Calculating the normalizer of a sylow p-subgroup It seems that its explained pretty well online how to find a p-sylow subgroup, but Im having a hard time finding an explanation of how to find a p-sylow subgroups normalizer. 
Take a specific 2-sylow subgroup of $S_4$: It will have order $2^3=8$ and could look something like $D_4$ in $S_4$ (symmetries of square): {e,(1234),(1432),(12)(34),(14)(23)...}. What is the best method for finding the normalizer of this group? 
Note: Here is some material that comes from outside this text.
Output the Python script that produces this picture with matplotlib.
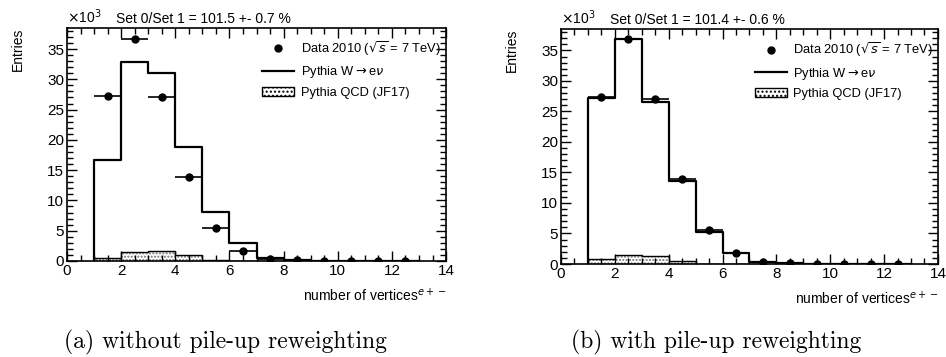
import numpy as np
import matplotlib.pyplot as plt
from matplotlib.lines import Line2D
from matplotlib.patches import Patch
from matplotlib.ticker import MultipleLocator

plt.rcParams['font.family'] = ['Liberation Sans', 'DejaVu Sans']

# bin edges for the number of reconstructed vertices
edges = np.arange(1, 14)
centres = edges[:-1] + 0.5

# entries in units of 10^3, without pile-up reweighting
data_a = [27.3, 36.7, 27.0, 13.9, 5.5, 1.7, 0.4, 0.1, 0.05, 0.02, 0.01, 0.01]
wenu_a = [16.6, 32.8, 31.1, 18.9, 8.1, 2.9, 0.5, 0.1, 0.02, 0.0, 0.0, 0.0]
qcd_a = [0.5, 1.4, 1.7, 1.0, 0.1, 0.0, 0.0, 0.0, 0.0, 0.0, 0.0, 0.0]

# entries in units of 10^3, with pile-up reweighting
data_b = [27.3, 36.8, 27.1, 14.0, 5.6, 1.8, 0.4, 0.1, 0.05, 0.02, 0.01, 0.01]
wenu_b = [27.2, 36.8, 26.6, 13.6, 5.3, 1.8, 0.4, 0.1, 0.02, 0.0, 0.0, 0.0]
qcd_b = [0.8, 1.5, 1.3, 0.5, 0.05, 0.0, 0.0, 0.0, 0.0, 0.0, 0.0, 0.0]

ratio_a = "Set 0/Set 1 = 101.5 +- 0.7 %"
ratio_b = "Set 0/Set 1 = 101.4 +- 0.6 %"
caption_a = "(a) without pile-up reweighting"
caption_b = "(b) with pile-up reweighting"


def step_vals(vals):
    return np.concatenate([[0], vals, [0]])


def draw_panel(ax, data, wenu, qcd, ratio):
    xs = np.concatenate([[edges[0]], edges])
    # QCD background, dotted fill with outline
    ax.fill_between(edges, np.append(qcd, qcd[-1]), step='post',
                    facecolor='white', edgecolor='0.45', hatch='.....',
                    linewidth=0)
    ax.step(xs, step_vals(qcd), where='post', color='black', lw=1.0)
    # W -> e nu signal
    ax.step(xs, step_vals(wenu), where='post', color='black', lw=1.6)
    # data with bin-width error bars
    err = np.sqrt(np.array(data) * 1000) / 1000
    ax.errorbar(centres, data, xerr=0.5, yerr=err, fmt='o', color='black',
                ms=5, elinewidth=1.2, capsize=0)

    ax.set_xlim(0, 14)
    ax.set_ylim(0, 38.5)
    ax.xaxis.set_major_locator(MultipleLocator(2))
    ax.xaxis.set_minor_locator(MultipleLocator(0.5))
    ax.yaxis.set_major_locator(MultipleLocator(5))
    ax.yaxis.set_minor_locator(MultipleLocator(1))
    ax.tick_params(which='both', direction='in', top=True, right=True,
                   labelsize=11, width=1.0, pad=2)
    ax.tick_params(which='major', length=7)
    ax.tick_params(which='minor', length=4)
    for s in ax.spines.values():
        s.set_linewidth(1.2)

    ax.text(0.0, 1.01, r"$\times$10$^3$", transform=ax.transAxes,
            ha='left', va='bottom', fontsize=10)
    ax.text(0.13, 1.01, ratio, transform=ax.transAxes, ha='left',
            va='bottom', fontsize=10)
    ax.text(1.0, -0.11, r"number of vertices$^{e+-}$", transform=ax.transAxes,
            ha='right', va='top', fontsize=10)
    ax.text(-0.13, 1.0, "Entries", transform=ax.transAxes, rotation=90,
            ha='center', va='top', fontsize=10)

    handles = [
        Line2D([], [], marker='o', ls='none', color='black', ms=5),
        Line2D([], [], color='black', lw=1.6),
        Patch(facecolor='white', edgecolor='black', hatch='....', lw=1.0),
    ]
    labels = [r"Data 2010 ($\sqrt{s}$ = 7 TeV)", r"Pythia W$\rightarrow$e$\nu$",
              "Pythia QCD (JF17)"]
    ax.legend(handles, labels, loc='upper left', bbox_to_anchor=(0.49, 0.99),
              frameon=False, fontsize=9.3, handlelength=2.5, labelspacing=0.5,
              handletextpad=0.5, borderaxespad=0.3)


fig = plt.figure(figsize=(9.46, 3.57), dpi=100)
ax_a = fig.add_axes([0.0708, 0.269, 0.4007, 0.653])
ax_b = fig.add_axes([0.593, 0.2605, 0.3985, 0.658])

draw_panel(ax_a, data_a, wenu_a, qcd_a, ratio_a)
draw_panel(ax_b, data_b, wenu_b, qcd_b, ratio_b)

fig.text(225 / 946, 1 - 342 / 357, caption_a, ha='center', va='center',
         fontsize=17, family='cmr10')
fig.text(716 / 946, 1 - 342 / 357, caption_b, ha='center', va='center',
         fontsize=17, family='cmr10')

fig.savefig("out.png", dpi=100)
 A: A $2$-Sylow subgroup in $S_4$ is a maximal subgroup, meaning there is no other proper subgroup of $S_4$ containing it (this can be seen by the fact that it has prime index, namely $3$). Thus it is either its own normalizer or normal. Which is it?
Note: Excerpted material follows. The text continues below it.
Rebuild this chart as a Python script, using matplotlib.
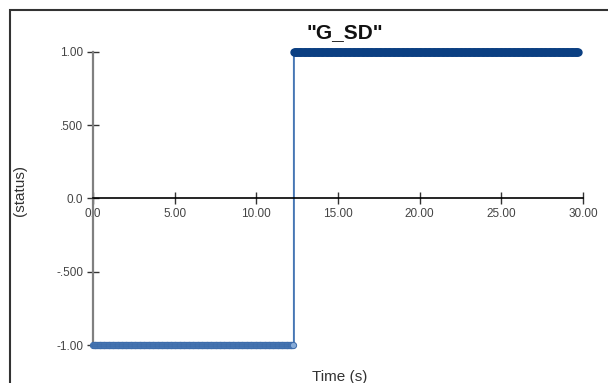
import numpy as np
import matplotlib
matplotlib.use("Agg")
import matplotlib.pyplot as plt
from matplotlib.patches import Rectangle

plt.rcParams["font.family"] = ["Liberation Sans", "DejaVu Sans"]

# logged G_SD status samples
sample_dt = 0.05
t_end = 29.7
switch_time = 12.3
levels = [-1.0, 1.0]

x_ticks = [0, 5, 10, 15, 20, 25, 30]
x_tick_labels = ["0.0", "5.00", "10.00", "15.00", "20.00", "25.00", "30.00"]
y_ticks = [-1.0, -0.5, 0.0, 0.5, 1.0]
y_tick_labels = ["-1.00", "-.500", "0.0", ".500", "1.00"]

time = np.arange(0, t_end + sample_dt / 2, sample_dt)
status = np.where(time < switch_time, levels[0], levels[1])

W, H = 608, 383
fig = plt.figure(figsize=(W / 100, H / 100), dpi=100)
ax = fig.add_axes([93 / W, 1 - 345 / H, 490 / W, 293 / H])

low = time < switch_time
high = ~low

# step line
ax.plot(time, status, color="#4676b4", lw=1.4, drawstyle="steps-post",
        clip_on=False, zorder=2)
ax.plot(time[low], status[low], ls="none", marker="o", ms=4.5,
        mfc="#86abd8", mec="#3d6cab", mew=0.7, clip_on=False, zorder=3)
ax.plot(time[high], status[high], color="#0b3f82", lw=4.5,
        solid_capstyle="round", marker="o", ms=5, mfc="#0b3f82",
        mec="#0b3f82", clip_on=False, zorder=3)

ax.set_xlim(0, 30)
ax.set_ylim(-1, 1)
ax.set_xticks(x_ticks, x_tick_labels)
ax.set_yticks(y_ticks, y_tick_labels)

for side in ("top", "right"):
    ax.spines[side].set_visible(False)
ax.spines["bottom"].set_position(("data", 0))
ax.spines["bottom"].set_color("black")
ax.spines["bottom"].set_linewidth(1.2)
ax.spines["left"].set_color("#808080")
ax.spines["left"].set_linewidth(1.6)
ax.patch.set_visible(False)

ax.tick_params(axis="x", direction="inout", length=8, width=1, color="#333333",
               labelsize=8.5, labelcolor="#444444", pad=3)
ax.tick_params(axis="y", direction="inout", length=8, width=1, color="#333333",
               labelsize=8.5, labelcolor="#444444", pad=3)

fig.text(345 / W, 1 - 33 / H, '"G_SD"', fontsize=15, fontweight="bold",
         ha="center", va="center", color="#111111")
fig.text(340 / W, 1 - 377 / H, "Time (s)", fontsize=11, ha="center",
         va="center", color="#333333")
fig.text(20 / W, 1 - 191 / H, "(status)", fontsize=11, rotation=90,
         ha="center", va="center", color="#333333")

# outer panel frame
fig.add_artist(Rectangle((10 / W, -0.2), 1.0, 1 - 10 / H + 0.2,
                         transform=fig.transFigure, fill=False,
                         edgecolor="#333333", lw=1.5))

fig.savefig("out.png", dpi=100)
A: Addressing one of the additional cases raised in the comments: let us find the normalizer of a $5$-Sylow subgroup of $S_5$.
First, let $n_5$ denote the number of $5$-Sylow subgroups of $S_5$. From Sylow's theorem, we have $n_5 \equiv 1$ (mod $5$) and $n_5$ must divide $4! = 24$. The possibilities are $n_5 = 1,6$. In this case, a $5$-Sylow subgroup has order $5$, so it is generated by any $5$-cycle. Since there are more than four $5$-cycles, there must be more than one $5$-Sylow subgroup, so $n_5 = 6$.
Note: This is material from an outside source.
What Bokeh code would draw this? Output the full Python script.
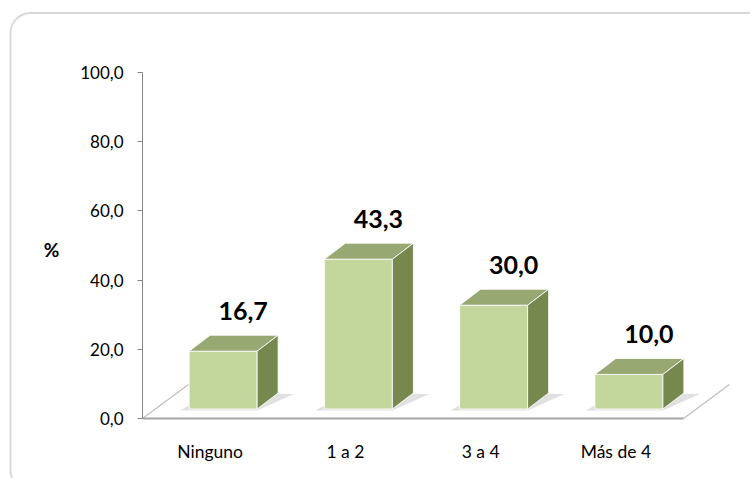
from bokeh.plotting import figure
from bokeh.models import Range1d, FixedTicker, BoxAnnotation, Label, ColumnDataSource
from bokeh.embed import file_html
from bokeh.resources import INLINE
from bokeh.core.properties import value

# ---- data ----
categories = ["Ninguno", "1 a 2", "3 a 4", "Más de 4"]
percentages = [16.7, 43.3, 30.0, 10.0]
value_labels = ["16,7", "43,3", "30,0", "10,0"]
y_ticks = [0, 20, 40, 60, 80, 100]
y_tick_labels = ["0,0", "20,0", "40,0", "60,0", "80,0", "100,0"]

# ---- layout constants (pixels) ----
W, H = 750, 478
AX_X, AX_Y = 142, 418          # pixel position of the axes origin (from top-left)
PXX = (683 - 142) / 4.0        # pixels per category unit
PXY = 3.46                     # pixels per percent unit

FRONT = "#C3D69B"
TOPC = "#98A872"
SIDE = "#77884F"

p = figure(width=W, height=H, output_backend="svg", toolbar_location=None,
           x_range=Range1d(-AX_X / PXX, (W - AX_X) / PXX),
           y_range=Range1d(-(H - AX_Y) / PXY, AX_Y / PXY),
           min_border_left=0, min_border_right=0,
           min_border_top=0, min_border_bottom=0, min_border=0)
p.outline_line_color = None
p.xgrid.visible = False
p.ygrid.visible = False
p.background_fill_color = "white"
p.border_fill_color = "white"

# y axis
yax = p.yaxis[0]
yax.fixed_location = 0
yax.ticker = FixedTicker(ticks=y_ticks)
yax.major_label_overrides = {t: l for t, l in zip(y_ticks, y_tick_labels)}
yax.bounds = (0, 100)
yax.axis_line_color = "#868686"
yax.major_tick_line_color = "#868686"
yax.major_tick_out = 5
yax.major_tick_in = 0
yax.minor_tick_line_color = None
yax.major_label_standoff = 14
yax.major_label_text_font = "Lato"
yax.major_label_text_font_size = "17px"
yax.major_label_text_color = "#000000"

# x axis (front edge of floor)
n = len(categories)
centers = [i + 0.5 for i in range(n)]
xax = p.xaxis[0]
xax.fixed_location = 0
xax.ticker = FixedTicker(ticks=centers)
xax.major_label_overrides = {c: lab for c, lab in zip(centers, categories)}
xax.bounds = (0, n)
xax.axis_line_color = "#A6A6A6"
xax.axis_line_width = 2
xax.major_tick_line_color = None
xax.minor_tick_line_color = None
xax.major_label_standoff = 16
xax.major_label_text_font = "Lato"
xax.major_label_text_font_size = "17.5px"
xax.major_label_text_color = "#000000"

# rounded chart-area border
p.add_layout(BoxAnnotation(left=10, right=767, top=H - 12.5, bottom=H - 490,
                           left_units="screen", right_units="screen",
                           top_units="screen", bottom_units="screen",
                           fill_color=None, fill_alpha=0,
                           line_color="#7A7A7A", line_width=1.8,
                           border_radius=20, level="overlay"))

# floor side edges
fdx, fdy = 46 / PXX, 34 / PXY
p.segment(x0=[0, n], y0=[0, 0], x1=[0 + fdx, n + fdx], y1=[fdy, fdy],
          line_color="#BFBFBF", line_width=1.2)

# 3D bars
fx, fy = 13 / PXX, 9.5 / PXY
hw = 34 / PXX
dx, dy = 21 / PXX, 16 / PXY
lefts = [c + fx - hw for c in centers]
rights = [c + fx + hw for c in centers]
bottoms = [fy] * n
tops = [v + fy for v in percentages]

sh_xs, sh_ys, top_xs, top_ys, side_xs, side_ys = [], [], [], [], [], []
for l, r, b, t in zip(lefts, rights, bottoms, tops):
    sh_xs.append([l - 9 / PXX, r, r + dx + 16 / PXX, l + dx])
    sh_ys.append([b - 1.5 / PXY, b - 1.5 / PXY, b + dy - 1 / PXY, b + dy])
    top_xs.append([l, r, r + dx, l + dx])
    top_ys.append([t, t, t + dy, t + dy])
    side_xs.append([r, r + dx, r + dx, r])
    side_ys.append([b, b + dy, t + dy, t])

p.patches(xs=sh_xs, ys=sh_ys, fill_color="#9A9A9A", fill_alpha=0.3, line_color=None)
p.quad(left=lefts, right=rights, bottom=bottoms, top=tops,
       fill_color=FRONT, line_color="white", line_width=1, line_alpha=0.85)
p.patches(xs=top_xs, ys=top_ys, fill_color=TOPC, line_color="white", line_width=1, line_alpha=0.85)
p.patches(xs=side_xs, ys=side_ys, fill_color=SIDE, line_color="white", line_width=1, line_alpha=0.85)

# value labels
src = ColumnDataSource(dict(x=centers, y=percentages, t=value_labels))
p.text(x="x", y="y", text="t", source=src, x_offset=33, y_offset=-50,
       text_align="center", text_baseline="middle",
       text_font=value("Lato"), text_font_style="bold",
       text_font_size="25px", text_color="#000000")

# "%" axis title
p.add_layout(Label(x=51, y=H - 249, x_units="screen", y_units="screen",
                   text="%", text_align="center", text_baseline="middle",
                   text_font="Lato", text_font_style="bold", text_font_size="19px",
                   text_color="#000000"))

open("out.html", "w").write(file_html(p, INLINE))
Now we can use the fact that $|G:N_G(S)| = n_5 = 6$, where $S$ is any $5$-Sylow subgroup. So the normalizer of $S$ has index $6$, hence order $20$. Certainly $S \leq N_G(S)$. What else is in $N_G(S)$? Without loss of generality (relabeling if necessary), we may assume that $S = \langle(12345)\rangle$.
Note that there are four generators of $S$, namely:
$$(12345)$$
$$(12345)^2 = (13524)$$
$$(12345)^3 = (14253)$$
$$(12345)^4 = (15432)$$
Any element $g \in S_5$ for which $g(12345)g^{-1}$ is one of the generators of $S$ will normalize $S$. We can easily see that, for instance,
$$g(12345)g^{-1} = (13524)\quad\text{ if }\quad g = (2354)$$
This shows that $N_G(S)$ contains the cyclic subgroup $H = \langle(2354)\rangle$. Therefore, $N_G(S)$ contains $SH$. Moreover, $|SH| = |S||H|/|S \cap H| = (5)(4)/(1) = 20$, so $N_G(S) = SH$.